■ **Written instruction**
Omit all pictures and transcribe only the lines in the entries below that run from the line with "Output the Python" through the line with "from matplotlib.lines import Line2D".

■ **Data records**
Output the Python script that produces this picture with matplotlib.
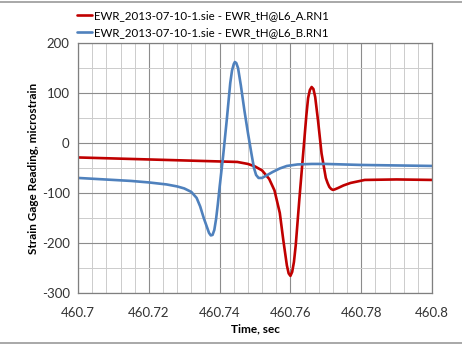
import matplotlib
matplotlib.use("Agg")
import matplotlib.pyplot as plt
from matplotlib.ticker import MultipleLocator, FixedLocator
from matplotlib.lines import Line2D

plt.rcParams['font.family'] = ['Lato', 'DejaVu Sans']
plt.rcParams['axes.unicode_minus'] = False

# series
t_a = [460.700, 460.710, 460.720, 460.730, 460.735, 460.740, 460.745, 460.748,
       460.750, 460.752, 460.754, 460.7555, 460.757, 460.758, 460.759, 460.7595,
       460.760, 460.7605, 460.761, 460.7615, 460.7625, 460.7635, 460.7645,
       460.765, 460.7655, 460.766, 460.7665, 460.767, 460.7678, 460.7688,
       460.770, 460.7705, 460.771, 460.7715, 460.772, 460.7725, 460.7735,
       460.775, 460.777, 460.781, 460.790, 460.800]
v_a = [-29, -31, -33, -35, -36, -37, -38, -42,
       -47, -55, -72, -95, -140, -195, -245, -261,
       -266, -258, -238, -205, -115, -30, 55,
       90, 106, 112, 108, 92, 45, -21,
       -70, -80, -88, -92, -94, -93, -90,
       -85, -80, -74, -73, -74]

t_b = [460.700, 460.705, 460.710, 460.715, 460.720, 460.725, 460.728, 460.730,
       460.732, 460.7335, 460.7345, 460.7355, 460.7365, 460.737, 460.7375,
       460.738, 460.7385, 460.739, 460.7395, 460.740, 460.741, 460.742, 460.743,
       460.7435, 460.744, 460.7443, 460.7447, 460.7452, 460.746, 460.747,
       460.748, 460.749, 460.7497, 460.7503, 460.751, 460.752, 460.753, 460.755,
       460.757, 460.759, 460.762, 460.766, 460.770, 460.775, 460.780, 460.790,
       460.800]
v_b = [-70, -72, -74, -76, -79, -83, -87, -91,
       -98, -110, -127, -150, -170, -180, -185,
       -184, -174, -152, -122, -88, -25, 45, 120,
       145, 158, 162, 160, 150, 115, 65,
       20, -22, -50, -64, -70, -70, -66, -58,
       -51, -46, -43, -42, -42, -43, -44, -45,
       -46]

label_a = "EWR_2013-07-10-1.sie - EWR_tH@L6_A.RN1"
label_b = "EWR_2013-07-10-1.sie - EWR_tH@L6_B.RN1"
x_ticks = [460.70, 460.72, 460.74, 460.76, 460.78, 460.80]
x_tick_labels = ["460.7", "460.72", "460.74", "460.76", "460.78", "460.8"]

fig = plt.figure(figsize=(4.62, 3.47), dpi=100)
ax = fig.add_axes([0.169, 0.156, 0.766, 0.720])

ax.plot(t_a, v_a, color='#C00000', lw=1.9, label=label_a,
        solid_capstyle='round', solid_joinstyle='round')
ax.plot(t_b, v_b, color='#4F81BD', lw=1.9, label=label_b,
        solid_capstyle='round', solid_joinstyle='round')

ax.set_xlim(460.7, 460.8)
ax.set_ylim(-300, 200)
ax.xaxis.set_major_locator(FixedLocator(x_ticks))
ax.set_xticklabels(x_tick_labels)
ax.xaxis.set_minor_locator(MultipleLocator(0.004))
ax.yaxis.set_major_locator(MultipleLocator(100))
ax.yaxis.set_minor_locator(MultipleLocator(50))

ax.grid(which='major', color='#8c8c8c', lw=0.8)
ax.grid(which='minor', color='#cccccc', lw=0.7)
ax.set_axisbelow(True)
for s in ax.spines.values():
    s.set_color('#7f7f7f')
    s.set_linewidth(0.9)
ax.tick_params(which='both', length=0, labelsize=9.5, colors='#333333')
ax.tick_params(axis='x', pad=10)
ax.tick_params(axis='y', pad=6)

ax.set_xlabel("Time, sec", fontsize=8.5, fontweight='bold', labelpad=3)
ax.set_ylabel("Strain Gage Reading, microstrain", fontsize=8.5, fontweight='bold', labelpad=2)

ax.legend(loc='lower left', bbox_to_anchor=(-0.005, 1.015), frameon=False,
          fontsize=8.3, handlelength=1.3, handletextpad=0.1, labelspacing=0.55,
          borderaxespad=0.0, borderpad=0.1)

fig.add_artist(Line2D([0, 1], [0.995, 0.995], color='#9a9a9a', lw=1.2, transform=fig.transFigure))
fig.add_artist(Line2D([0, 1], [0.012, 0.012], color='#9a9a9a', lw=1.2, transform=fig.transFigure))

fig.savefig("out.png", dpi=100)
* * *
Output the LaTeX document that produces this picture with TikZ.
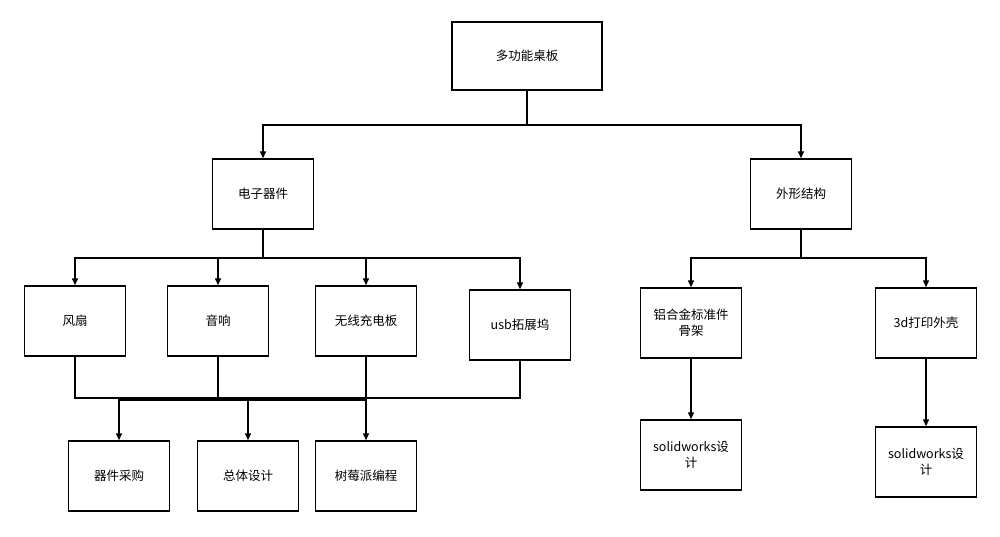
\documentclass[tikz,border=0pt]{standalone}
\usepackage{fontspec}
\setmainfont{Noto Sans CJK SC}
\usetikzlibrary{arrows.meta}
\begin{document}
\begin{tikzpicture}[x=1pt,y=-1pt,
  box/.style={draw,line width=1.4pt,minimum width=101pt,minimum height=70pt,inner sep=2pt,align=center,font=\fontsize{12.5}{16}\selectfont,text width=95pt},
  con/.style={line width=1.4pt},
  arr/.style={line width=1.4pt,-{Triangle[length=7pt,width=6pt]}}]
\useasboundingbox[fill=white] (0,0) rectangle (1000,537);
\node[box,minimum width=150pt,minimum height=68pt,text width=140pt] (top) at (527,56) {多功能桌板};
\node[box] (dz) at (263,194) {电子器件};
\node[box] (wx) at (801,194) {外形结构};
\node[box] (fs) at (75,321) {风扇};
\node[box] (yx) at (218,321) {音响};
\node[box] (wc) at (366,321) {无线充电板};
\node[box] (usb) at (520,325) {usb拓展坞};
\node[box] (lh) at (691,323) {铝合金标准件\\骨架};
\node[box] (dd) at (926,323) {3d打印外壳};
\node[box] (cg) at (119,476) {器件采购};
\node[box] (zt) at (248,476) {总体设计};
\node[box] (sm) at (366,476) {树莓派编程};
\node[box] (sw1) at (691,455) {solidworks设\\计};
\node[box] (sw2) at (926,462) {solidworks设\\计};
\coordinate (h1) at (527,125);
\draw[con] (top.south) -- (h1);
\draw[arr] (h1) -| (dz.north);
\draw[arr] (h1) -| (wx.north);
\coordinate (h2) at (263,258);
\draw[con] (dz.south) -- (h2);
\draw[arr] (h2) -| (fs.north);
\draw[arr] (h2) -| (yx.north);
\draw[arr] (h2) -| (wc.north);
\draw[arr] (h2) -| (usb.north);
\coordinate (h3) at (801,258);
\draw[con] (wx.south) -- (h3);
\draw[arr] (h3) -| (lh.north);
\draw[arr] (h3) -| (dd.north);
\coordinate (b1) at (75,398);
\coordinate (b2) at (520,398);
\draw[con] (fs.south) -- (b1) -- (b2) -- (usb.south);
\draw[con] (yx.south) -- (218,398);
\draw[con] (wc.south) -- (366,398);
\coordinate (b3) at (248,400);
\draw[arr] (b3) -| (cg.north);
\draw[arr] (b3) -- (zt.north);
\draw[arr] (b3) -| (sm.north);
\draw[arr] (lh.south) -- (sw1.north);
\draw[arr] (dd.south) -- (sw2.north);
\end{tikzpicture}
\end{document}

■ **Response to this exercise**
Output the Python script that produces this picture with matplotlib.
import matplotlib
matplotlib.use("Agg")
import matplotlib.pyplot as plt
from matplotlib.ticker import MultipleLocator, FixedLocator
from matplotlib.lines import Line2D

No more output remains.